Rumors of Schmitt's plagiarism emerged in Hungarian media in January, but Schmitt vehemently resisted mounting calls for his resignation from the public and across the political spectrum until four days after the university rescinded his diploma.
Schmitt appeared on state television the day after he lost his degree to say it had nothing to do with his duties as president.
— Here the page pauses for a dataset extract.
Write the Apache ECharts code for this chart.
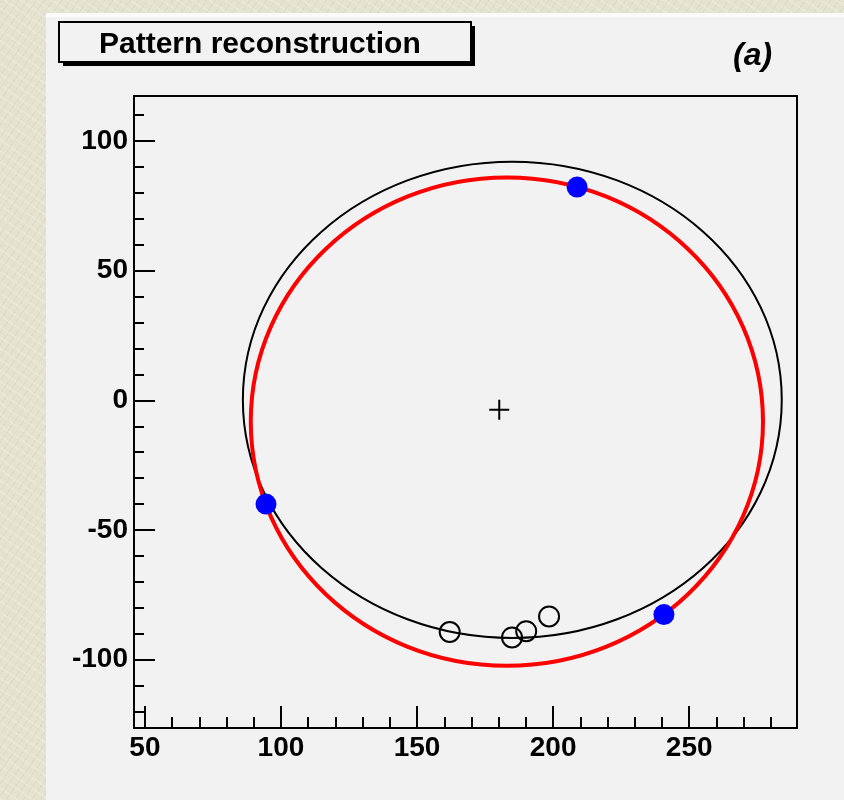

He added that obtaining a doctorate was a family dream, and he would prove himself by writing a new dissertation.
The Schmitt scandal has captivated Hungarians, who have responded with Internet memes that spoof his former “doctor” title and the rhetorical blunders he was known for making.
Attacks on Schmitt have come from every corner of the political opposition – from far-right Jobbik to the green party, Politics Can Be Different (LMP).
“I think this symbolizes the hypocrisy of the ruling Fidesz,” LMP member of parliament David Dorosz told the Monitor. “They think they can do anything and can put any friend, regardless of skill, to ruling the country.”
He and a handful of colleagues set up tents outside the president’s office at Sandor Palace on March 30 and vowed to remain until Schmitt ceded his post.
Activists like Daniel Gardonyi found Schmitt's defense unconvincing. “As a politician and as a president, it’s not really an honorable thing to stay,” said Mr. Gardonyi, a politically unaffiliated citizen who joined the protest at Sandor Palace.
Parliamentary speaker Laszlo Kover of Fidesz will serve as president until Fidesz appoints a replacement.